As with current GDPR, the CJEU decision on "Schrems II" and protection of intellectual property, customers asked to me find out if there is a way to migrate "the other way 'round", i.e. from Cloud to on-premise.
I ran different tests and stumbled over problems again and again. First, the ZIP files I created in the Cloud as "backup ZIPs", were corrupted. During restore process of a Confluence Cloud ZIP the restore stopped somewhere in the middle leaving an unsuable Confluence Server. The web GUI and the log files point to "CRC errors".
I tried different zip applications, e.g. Ubuntu's unzip/zip, CentOS unzip/zip, macOS unzip/zip and WinZIP - unfortunately each of them produces CRC errors during the restore except zip files I created with "7zip".
So I repacked the ZIP und restarted a restore. And got new errors telling me about a corrupted entities.xml. I corrected these errors via "atlassian-xml-cleaner", repacked the zip and restartet the restore again. I still got one CRC error with an attachment.
Then I tried the same with a backup ZIP from a Jira Software Cloud instance. This time all the attachments and graphic logos weren't automatically placed in their proper directories, e.g. under /var/atlassian/application-data/jira/data/attachments/....
I had to unzip the zip file and to move the attachment files and logos manually.
Then I stumbled over different usernames. Both the Jira and the Confluence backup zips were created based on the same user accounts coming from Access. But in Confluence the user accounts had names like "firstname.lastname@somedomain.blah" whereas in Jira the account names were created without the domainname, e.g. "firstname.lastname". So, Jira and Confluence were unable to sync user data, e.g. when using Jira as a directory server for Confluence, I got two different user accounts for one physical, real user.
I had to use some SQL expressions and REST calls on Jira to change the usernames into the same pattern Confluence uses and hda to set Jira as a primary directory server in Confluence.
Next problem was (or is) the missing application links. With backups from Server or Data Center, I can change a previously set application link between Jira and Confluence by "repairing" the existing link entry.
With the Cloud backups, there wasn't any application link. So any useful link from and to Jira and Confluence is broken.
I've already found and read a bunch of "solutions" for a few problems, e.g. the corrupted entities.xml file, but I am really missing a simple restore process which is worth the name.
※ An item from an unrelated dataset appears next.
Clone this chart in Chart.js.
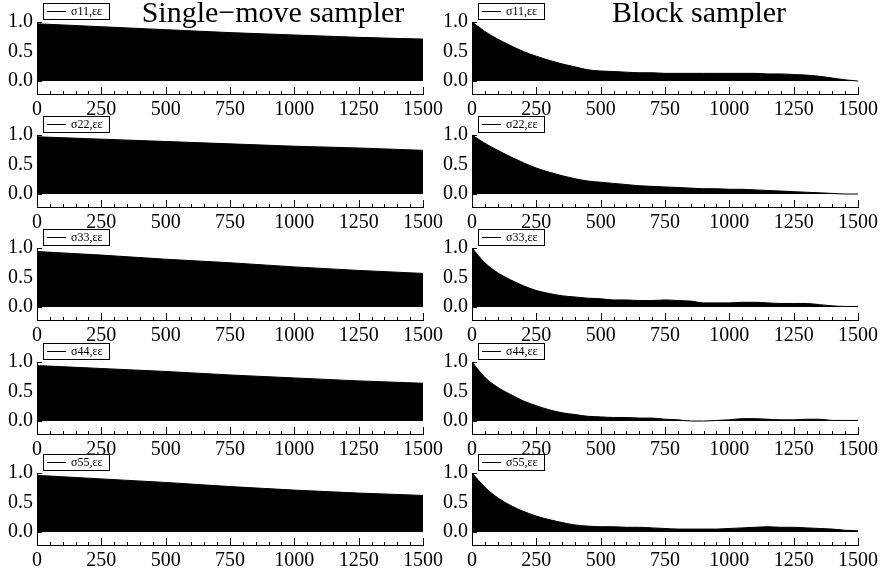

The out of the box mechanisms do not work (create a backup of the Cloud, download ZIP, restore on a fresh Confluence or Jira server) and I do not want to recommend a Cloud product to customers if they are never able to "get back" their data and run Jira or Confluence on-premise.
I wonder if I am the only one who tries to leave the Cloud and use Server or Data Center products.
Daniel,
been there, done that.
Means: I've studied any guide, Q&A and hints from Atlassian support I was able to get hold of.
The ZIP download was fine, i.e. no corruption during download. The CRC errors in the backup ZIP were caused on Atlassian's server. And the CRC errors are detected only by Confluence on-premise server. I guess that the "unzip" library in Confluence causes the trouble.
The broken entities.xml is because of a bad implemented algorithm which obviously ignores i18n settings and data, i.e. special charcters like German Umlauts. These special characters have to be masked in the XML via "CDATA" or HTML entities like "ä". But they aren't. So one has either to use an editor to search and replace the entities.xml or use the "atlassian-xml-cleaner" Java app.
Anyway - it's disappointing that there isn't any straight backup/restore process and that errors like with the entities.xml haven't been fixed.
I used the atlassian-xml-cleaner.jar for similar encoding issues many times before too.
XML exports/ restores are very error prone in my experience. Unfortunately.